I argue that through mobilising specific video editing and screening practices, some of these audiovisual recollections of AIDS activism scramble linear temporalities and p/re/enact a culture of relational possibility — a variety of ways of relating to, caring for, and loving one another beyond and against the norms of straight relationality — which characterised the sociality of radical queer activism in the ‘80s and ‘90s. As such, these works often refuse to remember AIDS activism solely in terms of trauma, grief, and anger, rather allowing for loving practices of queer world-making to emerge as pockets of utopian promise and thus to function as a snag in conventional progress narratives that juxtapose the tragic past with the supposedly liberated present. By exploring the set of affects that is stimulated by these works as a form of utopian nostalgia — a longing that is not primarily oriented around ‘what was’ but rather towards ‘what was once thought possible’ — I further consider the ways in which queer spectatorship functions as an affective speculative practice through which cross-temporal links, modes of queer relationality, and visions of an otherwise are generated and proliferated.

Profile

Josefine Hetterich received her BA in Theatre, Film and Media Studies and Sociology from the Goethe University, Frankfurt, and her MA in Gender, Media and Culture from Goldsmiths College, London.

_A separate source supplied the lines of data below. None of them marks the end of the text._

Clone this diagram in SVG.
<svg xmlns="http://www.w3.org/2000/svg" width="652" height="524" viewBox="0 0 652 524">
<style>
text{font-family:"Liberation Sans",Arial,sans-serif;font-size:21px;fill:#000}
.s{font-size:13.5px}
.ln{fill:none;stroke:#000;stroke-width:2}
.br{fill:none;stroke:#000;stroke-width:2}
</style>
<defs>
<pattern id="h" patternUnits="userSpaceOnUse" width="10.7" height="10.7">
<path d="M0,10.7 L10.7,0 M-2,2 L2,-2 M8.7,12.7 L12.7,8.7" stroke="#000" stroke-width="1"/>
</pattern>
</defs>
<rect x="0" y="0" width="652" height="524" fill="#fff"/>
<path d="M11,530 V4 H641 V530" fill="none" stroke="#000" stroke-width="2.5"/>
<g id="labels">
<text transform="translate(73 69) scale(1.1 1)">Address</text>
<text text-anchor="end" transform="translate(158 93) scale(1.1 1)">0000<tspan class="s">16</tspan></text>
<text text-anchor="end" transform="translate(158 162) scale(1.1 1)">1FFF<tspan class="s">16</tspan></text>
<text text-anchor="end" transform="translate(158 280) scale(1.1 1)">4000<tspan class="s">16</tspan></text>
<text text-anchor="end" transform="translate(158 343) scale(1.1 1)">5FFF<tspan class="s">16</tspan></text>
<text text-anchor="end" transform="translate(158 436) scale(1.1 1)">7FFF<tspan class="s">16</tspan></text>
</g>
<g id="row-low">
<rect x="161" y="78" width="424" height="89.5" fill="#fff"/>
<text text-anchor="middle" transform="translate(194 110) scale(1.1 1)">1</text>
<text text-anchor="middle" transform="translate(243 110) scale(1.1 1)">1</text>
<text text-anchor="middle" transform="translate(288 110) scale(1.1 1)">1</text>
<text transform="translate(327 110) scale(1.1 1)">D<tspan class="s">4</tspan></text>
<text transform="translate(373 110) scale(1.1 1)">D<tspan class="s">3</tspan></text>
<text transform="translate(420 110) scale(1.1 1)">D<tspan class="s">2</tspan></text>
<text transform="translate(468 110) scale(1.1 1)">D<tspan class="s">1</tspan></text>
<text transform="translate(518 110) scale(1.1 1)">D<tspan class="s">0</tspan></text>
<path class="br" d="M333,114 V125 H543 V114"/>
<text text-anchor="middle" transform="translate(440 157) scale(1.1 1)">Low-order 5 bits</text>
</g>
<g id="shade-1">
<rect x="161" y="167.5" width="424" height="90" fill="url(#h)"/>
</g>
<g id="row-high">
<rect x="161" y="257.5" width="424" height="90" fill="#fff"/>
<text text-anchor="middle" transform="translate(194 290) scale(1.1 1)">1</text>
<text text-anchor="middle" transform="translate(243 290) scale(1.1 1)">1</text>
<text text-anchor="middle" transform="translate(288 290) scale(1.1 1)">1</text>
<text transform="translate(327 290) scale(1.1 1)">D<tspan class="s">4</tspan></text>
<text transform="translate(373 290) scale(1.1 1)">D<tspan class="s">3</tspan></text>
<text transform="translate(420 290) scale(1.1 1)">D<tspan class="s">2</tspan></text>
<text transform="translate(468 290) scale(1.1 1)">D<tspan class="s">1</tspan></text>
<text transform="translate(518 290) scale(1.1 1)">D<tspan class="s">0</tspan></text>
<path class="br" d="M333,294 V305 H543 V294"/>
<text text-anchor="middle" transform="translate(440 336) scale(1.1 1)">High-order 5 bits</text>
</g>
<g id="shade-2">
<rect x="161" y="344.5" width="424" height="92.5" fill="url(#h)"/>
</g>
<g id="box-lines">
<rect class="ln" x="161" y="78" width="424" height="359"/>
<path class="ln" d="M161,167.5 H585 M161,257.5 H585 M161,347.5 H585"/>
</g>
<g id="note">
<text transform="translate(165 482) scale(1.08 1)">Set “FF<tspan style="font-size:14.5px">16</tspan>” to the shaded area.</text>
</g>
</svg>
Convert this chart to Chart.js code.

She is a staff member, lecturer, and PhD candidate in Film Studies at the Goethe University.  Her research explores the intersection of queer cultural production and theory, feminism, critical race theory, and affect studies with a focus on critical and creative methodologies that embrace the fabulous, the speculative, and the ephemeral. Her PhD project, entitled Remembering Queer Futures, engages with audiovisual documents of AIDS activism and interrogates practices of cultural memory, queer relationality, communities of care, and the scrambled temporalities of queer world-making. In her teaching, she is concerned with feminist, intersectional, and decolonial pedagogies and the politics of knowledge production in the classroom and beyond.